Since 1997, many of the international plays developed as part of the Residency have been presented as full productions at the Royal Court.

Since 1993, the Royal Court has produced a series of international readings and short plays from the different countries where work takes place. This includes work from Brazil, Cuba, Mexico, France, Germany, Spain, Russia, the Nordic Countries, Syria and Nigeria, as well as I Come from There, a regional project with writers from across the Arab world. In autumn 2006, the Royal Court commissioned previous International Residency participants to write short plays about the impact of world events on their local societies. Five of these plays were presented in the Jerwood Theatre Downstairs as part of Small Talk: Big Picture, a collaboration with BBC World Service Drama. Four of these plays were broadcast on the World Service to a potential audience of 40 million listeners. In 2004, we commissioned international playwrights to write short plays about violence in their countries, which were presented as State of Violence in the Jerwood Theatre Downstairs as part of the 2004 International Season.

In autumn 2007, the Royal Court mounted its most ambitious International Season ever. Alongside revivals of two major modern international classics, Rhinoceros by Eugène Ionesco and The Arsonists by Max Frisch, the theatre presented a series of five new plays in the Jerwood Theatre Upstairs: The Ugly One by Marius von Mayenburg (Germany), Kebab by Gianina Cărbunariu (Romania – a co-production with the Ulster Bank Dublin Theatre Festival and Pentabus Theatre Company), Free Outgoing by Anupama Chandrasekhar (India) and a double-bill of The Good Family by Joakim Pirinen (Sweden) and The Khomenko Family Chronicles by Natalia Vorozhbit (Ukraine).

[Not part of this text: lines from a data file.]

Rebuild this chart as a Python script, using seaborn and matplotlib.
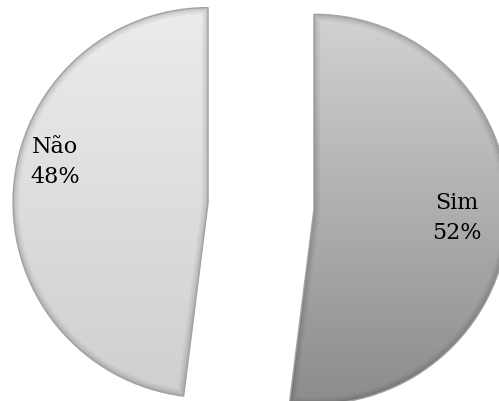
import numpy as np
import matplotlib
matplotlib.use("Agg")
import matplotlib.pyplot as plt
from matplotlib.patches import Wedge
from matplotlib.colors import LinearSegmentedColormap
import seaborn as sns

# Survey answers and their shares (%)
categories = ["Sim", "Não"]
shares = [52, 48]

# Vertical gradient of each slice (top -> bottom)
top_colors = ["#d2d2d2", "#ececec"]
bottom_colors = ["#8c8c8c", "#cfcfcf"]

sns.set_theme(style="white")
plt.rcParams["font.family"] = ["DejaVu Serif"]

W, H = 499, 401
S = 195.0  # pixels per unit radius
fig = plt.figure(figsize=(W / 100, H / 100), dpi=100)
ax = fig.add_axes([0, 0, 1, 1])

wedges, _ = ax.pie(
    shares,
    explode=[0.272, 0.272],
    startangle=90,
    counterclock=False,
    radius=1.0,
    center=(261 / S, 195 / S),
    wedgeprops=dict(linewidth=1.0, edgecolor="#a2a2a2", facecolor="none"),
)

ax.set_xlim(0, W / S)
ax.set_ylim(0, H / S)
ax.set_aspect("equal")
ax.axis("off")

grad = np.linspace(0, 1, 256).reshape(-1, 1)
for w, c0, c1 in zip(wedges, top_colors, bottom_colors):
    cx, cy = w.center
    r = w.r
    cmap = LinearSegmentedColormap.from_list("slice", [c0, c1])
    im = ax.imshow(grad, cmap=cmap, aspect="auto", interpolation="bilinear",
                   extent=(cx - r, cx + r, cy - r, cy + r), origin="upper",
                   zorder=0.5)
    im.set_clip_path(w)
    # soft inner bevel along the slice outline
    for lw, a in [(9, 0.04), (6, 0.05), (3, 0.07)]:
        edge = Wedge((cx, cy), r, w.theta1, w.theta2,
                     facecolor="none", edgecolor="black",
                     linewidth=lw, alpha=a, zorder=0.8)
        ax.add_patch(edge)
        edge.set_clip_path(w)

# data labels: category and percentage
label_px = [(457, 183), (55, 239)]
for (x, y), cat, val in zip(label_px, categories, shares):
    ax.text(x / S, y / S, f"{cat}\n{val}%", ha="center", va="center",
            fontsize=16, color="black", linespacing=1.45, zorder=3)

fig.savefig("out.png", dpi=100, facecolor="white")
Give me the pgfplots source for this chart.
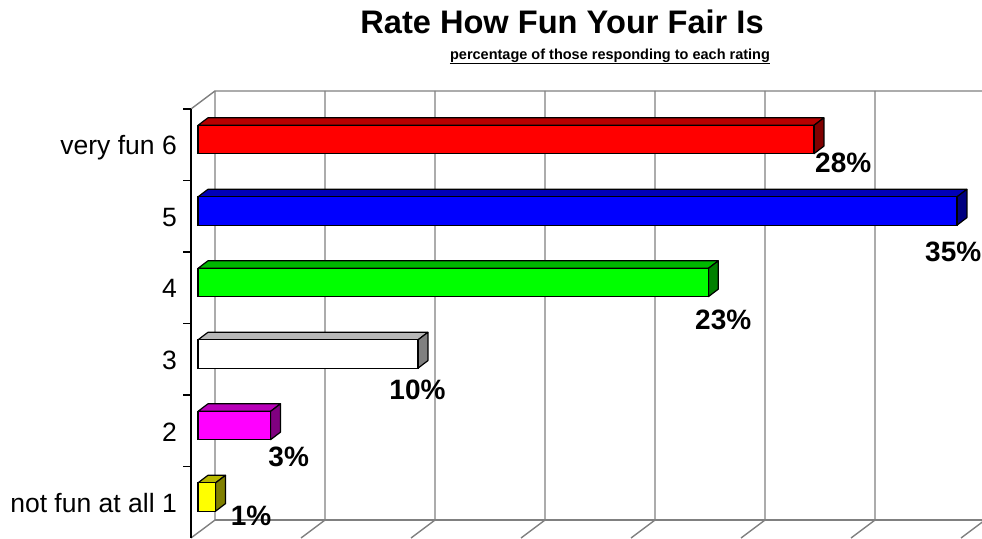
\documentclass[border=0pt]{standalone}
\usepackage{fontspec}
\setmainfont{Liberation Sans}
\usepackage{graphicx}
\usepackage{pgfplots}
\pgfplotsset{compat=1.18}
\usepackage{pgfplotstable}

\definecolor{cRed}{RGB}{255,0,0}
\definecolor{cBlue}{RGB}{0,0,255}
\definecolor{cGreen}{RGB}{0,255,0}
\definecolor{cWhite}{RGB}{255,255,255}
\definecolor{cMagenta}{RGB}{255,0,255}
\definecolor{cYellow}{RGB}{255,255,0}
\definecolor{cGrid}{RGB}{128,128,128}

% bar data: value, category position (1 = not fun at all ... 6 = very fun), colour
\newcommand\tdbar[3]{%
  \pgfmathsetmacro\xa{#1+0.45}%
  \pgfmathsetmacro\yt{#2+0.198}%
  \pgfmathsetmacro\yb{#2-0.198}%
  \pgfmathsetmacro\ytt{#2+0.198+0.105}%
  \pgfmathsetmacro\ybb{#2-0.198+0.105}%
  \edef\tmp{%
    \noexpand\addplot[fill=#3!72!black, draw=black, line width=1.2pt, line join=round] coordinates {(0,\yt) (#1,\yt) (\xa,\ytt) (0.45,\ytt)} -- cycle;
    \noexpand\addplot[fill=#3!50!black, draw=black, line width=1.2pt, line join=round] coordinates {(#1,\yt) (#1,\yb) (\xa,\ybb) (\xa,\ytt)} -- cycle;
    \noexpand\addplot[xbar, bar width=28.3pt, bar shift=0pt, fill=#3, draw=black, line width=1.2pt] coordinates {(#1,#2)};
  }%
  \tmp
}

\begin{document}
\begin{tikzpicture}[x=1pt,y=1pt]
\path[use as bounding box] (0,0) rectangle (982,538);

\node[anchor=base, inner sep=0pt, font=\bfseries\fontsize{32.6}{36}\selectfont] at (562,504.7)
  {Rate How Fun Your Fair Is};
\node[anchor=base, inner sep=0pt, font=\bfseries\fontsize{14.5}{17}\selectfont] (sub) at (610,478)
  {percentage of those responding to each rating};
\draw[line width=1.4pt] ([yshift=-3.6pt]sub.base west) -- ([yshift=-3.6pt]sub.base east);

\begin{axis}[
  at={(198pt,5.25pt)}, anchor=south west,
  scale only axis, width=770pt, height=429pt,
  xmin=0, xmax=35, ymin=0.5, ymax=6.5,
  clip=false,
  axis line style={draw=none},
  xtick=\empty,
  ytick={1,2,3,4,5,6},
  yticklabels={not fun at all 1,2,3,4,5,very fun 6},
  major tick length=0pt,
  yticklabel style={font=\fontsize{26.5}{30}\selectfont, inner sep=0pt, anchor=base east, xshift=-21pt, yshift=-15.5pt},
]
% back wall gridlines with floor diagonals
\addplot[cGrid, line width=1.4pt] coordinates {(-0.3182,0.4266) (0.7727,0.6783) (0.7727,6.6783)};
\addplot[cGrid, line width=1.4pt] coordinates {(4.6818,0.4266) (5.7727,0.6783) (5.7727,6.6783)};
\addplot[cGrid, line width=1.4pt] coordinates {(9.6818,0.4266) (10.7727,0.6783) (10.7727,6.6783)};
\addplot[cGrid, line width=1.4pt] coordinates {(14.6818,0.4266) (15.7727,0.6783) (15.7727,6.6783)};
\addplot[cGrid, line width=1.4pt] coordinates {(19.6818,0.4266) (20.7727,0.6783) (20.7727,6.6783)};
\addplot[cGrid, line width=1.4pt] coordinates {(24.6818,0.4266) (25.7727,0.6783) (25.7727,6.6783)};
\addplot[cGrid, line width=1.4pt] coordinates {(29.6818,0.4266) (30.7727,0.6783) (30.7727,6.6783)};
\addplot[cGrid, line width=1.4pt] coordinates {(34.6818,0.4266) (35.7727,0.6783) (35.7727,6.6783)};
% wall edges
\addplot[cGrid, line width=1.4pt] coordinates {(-0.3182,6.4266) (0.7727,6.6783) (35.7727,6.6783)};
\addplot[cGrid, line width=1.4pt] coordinates {(0.7727,0.6783) (35.7727,0.6783)};
% front left axis with ticks
\addplot[black, line width=1.3pt] coordinates {(-0.3182,0.4266) (-0.3182,6.4266)};
\addplot[black, line width=1.3pt, unbounded coords=jump] coordinates {
 (-0.6818,6.4266) (-0.3182,6.4266) (nan,nan)
 (-0.6818,5.4266) (-0.3182,5.4266) (nan,nan)
 (-0.6818,4.4266) (-0.3182,4.4266) (nan,nan)
 (-0.6818,3.4266) (-0.3182,3.4266) (nan,nan)
 (-0.6818,2.4266) (-0.3182,2.4266) (nan,nan)
 (-0.6818,1.4266) (-0.3182,1.4266)};

% bars
\tdbar{28.0}{6}{cRed}
\tdbar{34.5}{5}{cBlue}
\tdbar{23.2}{4}{cGreen}
\tdbar{10.0}{3}{cWhite}
\tdbar{3.3}{2}{cMagenta}
\tdbar{0.8}{1}{cYellow}

% value labels (anchor positions)
\addplot[draw=none, mark=none,
  point meta=explicit symbolic, nodes near coords,
  nodes near coords style={anchor=north west, inner sep=0pt, font=\bfseries\fontsize{28}{30}\selectfont}]
  table[meta=label] {
x y label
28.045 5.8112 28\%
33.045 4.5706 35\%
22.591 3.6252 23\%
8.695 2.6462 10\%
3.195 1.7035 3\%
1.486 0.8741 1\%
};
\end{axis}
\end{tikzpicture}
\end{document}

In spring 2008, The Ugly One and Free Outgoing were revived in the Jerwood Theatre Downstairs.

In addition, many of our senior British writers have been inspired by international themes.  The International Department sent David Hare on his first trip to Israel and Palestine in 1997 and this resulted in the hugely successful production of Via Dolorosa in the Theatre Downstairs in 1998, running on Broadway from March to June 1999 and returning to the Duchess Theatre in July 2002.
 
In September 2004, the International Department began working with Alan Rickman on a play based on the diaries of the US activist Rachel Corrie, who was killed while protesting against house demolitions in Gaza in March 2003. My Name is Rachel Corrie, taken from the writings of Rachel Corrie and edited by Alan Rickman and Katharine Viner, was produced in the Jerwood Theatre Upstairs in March 2005.  Due its critical acclaim and sell-out run, it reopened in the Jerwood Theatre Downstairs in October 2005 before transferring to the Playhouse Theatre in London’s West End. In October 2006, it opened at the Minetta Lane Theater, New York.